_DATASET CONTENT_.

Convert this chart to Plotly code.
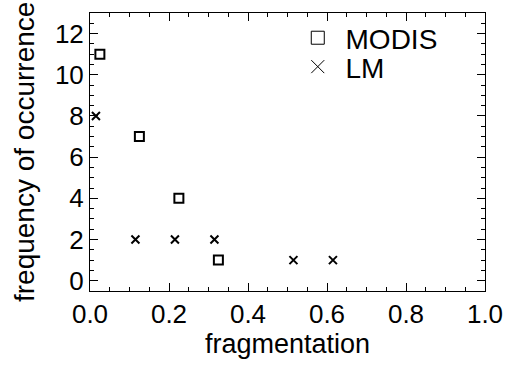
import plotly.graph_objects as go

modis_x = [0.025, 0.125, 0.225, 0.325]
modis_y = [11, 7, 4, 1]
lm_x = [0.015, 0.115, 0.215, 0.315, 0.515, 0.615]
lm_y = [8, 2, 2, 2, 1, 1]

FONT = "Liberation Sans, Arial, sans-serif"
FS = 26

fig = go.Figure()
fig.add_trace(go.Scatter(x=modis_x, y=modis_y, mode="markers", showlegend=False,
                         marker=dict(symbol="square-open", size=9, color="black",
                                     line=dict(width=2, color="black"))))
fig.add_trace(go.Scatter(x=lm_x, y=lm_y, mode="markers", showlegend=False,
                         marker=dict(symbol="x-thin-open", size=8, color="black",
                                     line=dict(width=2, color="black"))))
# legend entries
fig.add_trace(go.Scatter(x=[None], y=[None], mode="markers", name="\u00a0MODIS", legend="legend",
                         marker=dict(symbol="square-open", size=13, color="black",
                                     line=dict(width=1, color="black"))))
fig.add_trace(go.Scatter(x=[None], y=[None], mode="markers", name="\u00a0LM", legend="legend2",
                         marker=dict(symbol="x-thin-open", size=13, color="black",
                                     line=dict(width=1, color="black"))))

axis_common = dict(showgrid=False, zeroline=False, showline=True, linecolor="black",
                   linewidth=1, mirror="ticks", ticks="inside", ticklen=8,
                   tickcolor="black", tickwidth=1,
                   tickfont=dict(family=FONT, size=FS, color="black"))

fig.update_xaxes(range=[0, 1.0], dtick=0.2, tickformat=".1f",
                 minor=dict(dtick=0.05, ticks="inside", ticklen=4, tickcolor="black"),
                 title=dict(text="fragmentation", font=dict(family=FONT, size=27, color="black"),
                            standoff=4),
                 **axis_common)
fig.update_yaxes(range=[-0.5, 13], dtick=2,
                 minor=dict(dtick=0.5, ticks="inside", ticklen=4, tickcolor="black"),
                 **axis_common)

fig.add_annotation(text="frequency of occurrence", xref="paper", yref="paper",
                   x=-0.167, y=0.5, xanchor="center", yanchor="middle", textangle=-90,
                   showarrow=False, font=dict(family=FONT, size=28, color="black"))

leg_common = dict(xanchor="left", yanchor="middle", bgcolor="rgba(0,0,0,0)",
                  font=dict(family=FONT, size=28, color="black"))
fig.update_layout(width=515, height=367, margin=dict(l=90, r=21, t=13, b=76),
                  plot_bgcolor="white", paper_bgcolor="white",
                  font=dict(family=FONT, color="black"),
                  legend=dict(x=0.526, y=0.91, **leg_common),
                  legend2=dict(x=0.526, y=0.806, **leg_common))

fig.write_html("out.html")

_WHAT TO PRODUCE_. Word for word, quote the lines above. Omit the pictures.

_EXPECTED ANSWER_.
Convert this chart to Plotly code.
import plotly.graph_objects as go

modis_x = [0.025, 0.125, 0.225, 0.325]
modis_y = [11, 7, 4, 1]
lm_x = [0.015, 0.115, 0.215, 0.315, 0.515, 0.615]
lm_y = [8, 2, 2, 2, 1, 1]

FONT = "Liberation Sans, Arial, sans-serif"
FS = 26

fig = go.Figure()
fig.add_trace(go.Scatter(x=modis_x, y=modis_y, mode="markers", showlegend=False,
                         marker=dict(symbol="square-open", size=9, color="black",
                                     line=dict(width=2, color="black"))))
fig.add_trace(go.Scatter(x=lm_x, y=lm_y, mode="markers", showlegend=False,
                         marker=dict(symbol="x-thin-open", size=8, color="black",
                                     line=dict(width=2, color="black"))))
# legend entries
fig.add_trace(go.Scatter(x=[None], y=[None], mode="markers", name="\u00a0MODIS", legend="legend",
                         marker=dict(symbol="square-open", size=13, color="black",
                                     line=dict(width=1, color="black"))))
fig.add_trace(go.Scatter(x=[None], y=[None], mode="markers", name="\u00a0LM", legend="legend2",
                         marker=dict(symbol="x-thin-open", size=13, color="black",
                                     line=dict(width=1, color="black"))))

axis_common = dict(showgrid=False, zeroline=False, showline=True, linecolor="black",
                   linewidth=1, mirror="ticks", ticks="inside", ticklen=8,
                   tickcolor="black", tickwidth=1,
                   tickfont=dict(family=FONT, size=FS, color="black"))

fig.update_xaxes(range=[0, 1.0], dtick=0.2, tickformat=".1f",
                 minor=dict(dtick=0.05, ticks="inside", ticklen=4, tickcolor="black"),
                 title=dict(text="fragmentation", font=dict(family=FONT, size=27, color="black"),
                            standoff=4),
                 **axis_common)
fig.update_yaxes(range=[-0.5, 13], dtick=2,
                 minor=dict(dtick=0.5, ticks="inside", ticklen=4, tickcolor="black"),
                 **axis_common)

fig.add_annotation(text="frequency of occurrence", xref="paper", yref="paper",
                   x=-0.167, y=0.5, xanchor="center", yanchor="middle", textangle=-90,
                   showarrow=False, font=dict(family=FONT, size=28, color="black"))

leg_common = dict(xanchor="left", yanchor="middle", bgcolor="rgba(0,0,0,0)",
                  font=dict(family=FONT, size=28, color="black"))
fig.update_layout(width=515, height=367, margin=dict(l=90, r=21, t=13, b=76),
                  plot_bgcolor="white", paper_bgcolor="white",
                  font=dict(family=FONT, color="black"),
                  legend=dict(x=0.526, y=0.91, **leg_common),
                  legend2=dict(x=0.526, y=0.806, **leg_common))

fig.write_html("out.html")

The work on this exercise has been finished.